Like many small remodeling companies, Rehder Construction, in Campbell, Calif., used to advertise when business slowed down enough to make owner Steve Rehder a bit nervous. “Our marketing plan consisted of, ‘What do you think we should do now?'” he says. Two years ago, Rehder set out to develop a steady lead stream from a few designated neighborhoods. The result is a systematic but flexible “marketing/communications action plan” for each month of the year.
Developed under the guidance of a marketing consultant, the plan takes shape at the end of each fiscal year. Rehder projects his targeted volume for the next year, and earmarks about 2% of it for marketing. “We look at what brought in leads in the last year,” and proceed to map out a month-by-month strategy for keeping Rehder Construction front and center before its target audience.
The first few months are mapped out in detail, with flexibility built in for the rest of the year. In January, for instance, the company mailed newsletters to its client list, distributed brochures to homes around active projects, and began a year of twice-monthly advertising in a community newspaper.

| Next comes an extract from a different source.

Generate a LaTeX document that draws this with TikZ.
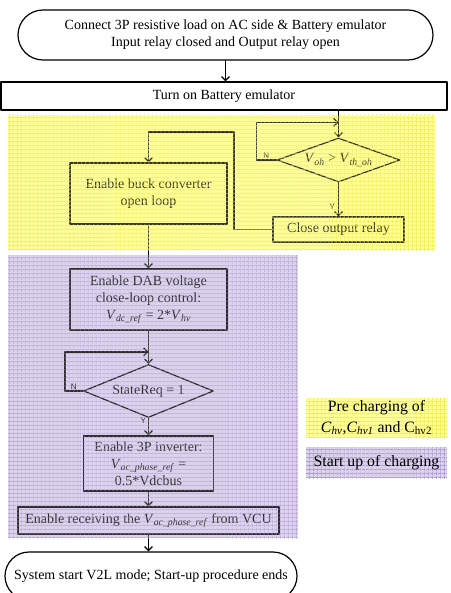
\documentclass[tikz,border=0pt]{standalone}
\usepackage{fontspec}
\setmainfont{Liberation Serif}
\setsansfont{Liberation Sans}
\usepackage{tikz}
\usetikzlibrary{arrows.meta, calc, shapes, patterns.meta}
\definecolor{preyellow}{RGB}{255, 255, 150}
\definecolor{pregrid}{RGB}{236, 226, 30}
\definecolor{startpurple}{RGB}{220, 210, 238}
\definecolor{startgrid}{RGB}{150, 128, 196}
\newcommand{\vsub}[2]{\textit{#1}\textsubscript{\textit{#2}}}

\begin{document}
\begin{tikzpicture}[x=1pt, y=-1pt, line cap=round, line join=round, >={Straight Barb[length=4pt,width=8pt]},
    font=\fontsize{14}{17}\selectfont,
    procbox/.style={draw, line width=1.2pt, align=center, inner sep=0pt},
    termbox/.style={procbox, rounded corners=24pt},
    decbox/.style={draw, diamond, line width=1.2pt, inner sep=0pt, align=center},
    flow/.style={->, line width=1.2pt},
    yn/.style={font=\sffamily\fontsize{8}{9}\selectfont, inner sep=1pt},
    gridh/.style={pattern={Lines[distance=4pt, line width=0.7pt]}},
    gridv/.style={pattern={Lines[angle=90, distance=4pt, line width=0.7pt]}},
    legendbox/.style={align=center, inner sep=0pt, font=\fontsize{15.8}{21}\selectfont}]
    \useasboundingbox (0,0) rectangle (450,593);

    % coloured phases, behind
    \fill[preyellow] (8,115) rectangle (435,250);
    \fill[startpurple] (8,255) rectangle (298,538);

    \node[termbox, rounded corners=25pt, minimum width=415pt, minimum height=50pt] (start) at (225.5,35)
        {Connect 3P resistive load on AC side \& Battery emulator\\Input relay closed and Output relay open};
    \node[procbox, minimum width=446pt, minimum height=28pt] (battery) at (224,96) {Turn on Battery emulator};

    \node[decbox, aspect=2.8, minimum width=123pt, minimum height=44pt] (vcheck) at (338.5,160) {\vsub{V}{oh} > \vsub{V}{th\_oh}};
    \node[procbox, minimum width=131pt, minimum height=25pt] (relay) at (338.5,229.5) {Close output relay};
    \node[procbox, minimum width=157pt, minimum height=61pt] (buck) at (148.5,193.5) {Enable buck converter\\open loop};

    \node[procbox, minimum width=157pt, minimum height=61pt] (dab) at (148.5,299.5)
        {Enable DAB voltage\\close-loop control:\\\vsub{V}{dc\_ref} = 2*\vsub{V}{hv}};
    \node[decbox, aspect=2.45, minimum width=130pt, minimum height=53pt] (statereq) at (148.5,391) {StateReq = 1};
    \node[procbox, minimum width=130pt, minimum height=55pt] (inverter) at (148.5,463.5)
        {Enable 3P inverter:\\\vsub{V}{ac\_phase\_ref} =\\0.5*Vdcbus};
    \node[procbox, minimum width=261pt, minimum height=27pt] (receive) at (148.5,520.5)
        {Enable receiving the \vsub{V}{ac\_phase\_ref} from VCU};
    \node[termbox, minimum width=292pt, minimum height=48pt] (finish) at (151,576)
        {System start V2L mode; Start-up procedure ends};

    \coordinate (vmerge) at ($(vcheck.north)+(0,-15)$);
    \coordinate (rturn) at (234,132);
    \coordinate (smerge) at ($(statereq.north)+(0,-12)$);

    \draw[flow] (start.south) -- (start.south |- battery.north);
    \draw[flow] (battery.south -| vcheck.north) -- (vcheck.north);
    \draw[flow] (vcheck.west) -- ++(-20,0) |- (vmerge);
    \node[yn, anchor=south east] (vno) at ($(vcheck.west)+(-6,0)$) {N};
    \draw[flow] (vcheck) -- (relay) node[yn, pos=0.7, left=2pt] (vyes) {Y};
    \draw[flow] (relay.west) -| (rturn) -| (buck.north);
    \draw[flow] (buck) -- (dab);
    \draw[flow] (dab) -- (statereq);
    \draw[flow] (statereq.west) -- ++(-18,0) |- (smerge);
    \node[yn, anchor=south east] (sno) at ($(statereq.west)+(-5,0)$) {N};
    \draw[flow] (statereq) -- (inverter) node[yn, pos=0.15, left=1pt] (syes) {Y};
    \draw[flow] (inverter) -- (receive);
    \draw[flow] (receive.south) -- (receive.south |- finish.north);

    % phases, veil and grid on top
    \fill[preyellow, opacity=0.2] (8,115) rectangle (435,250);
    \fill[gridh, pattern color=pregrid, opacity=0.75] (8,115) rectangle (435,250);
    \fill[gridv, pattern color=pregrid, opacity=0.75] (8,115) rectangle (435,250);
    \fill[startpurple, opacity=0.2] (8,255) rectangle (298,538);
    \fill[gridh, pattern color=startgrid, opacity=0.6] (8,255) rectangle (298,538);
    \fill[gridv, pattern color=startgrid, opacity=0.6] (8,255) rectangle (298,538);

    % legend
    \node[legendbox, preaction={fill=preyellow}, preaction={gridh, pattern color=pregrid},
        gridv, pattern color=pregrid, minimum width=141pt, minimum height=39pt] (prelegend) at (376.5,417.5)
        {Pre charging of\\\vsub{C}{hv},\vsub{C}{hv1} and C\textsubscript{hv2}};
    \node[legendbox, preaction={fill=startpurple}, preaction={gridh, pattern color=startgrid},
        gridv, pattern color=startgrid, minimum width=141pt, minimum height=31pt] (startlegend) at (376.5,462.5)
        {Start up of charging};
\end{tikzpicture}
\end{document}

In February, postcards mailed to 700 homes.
The plan has constants, as well — such as a Web site that is frequently updated, and jobsite “brochure boxes” that work amazingly well, Rehder says. “People will walk by a site, take a brochure, and call us months later saying they watched the project go up.”
It's not rocket science, but effective grass-roots marketing rarely is. “Our rationale is, the more often people see your name, the more they're going to remember you,” Rehder says. The effort has “produced a market increase” in the kinds of leads he had hoped to get.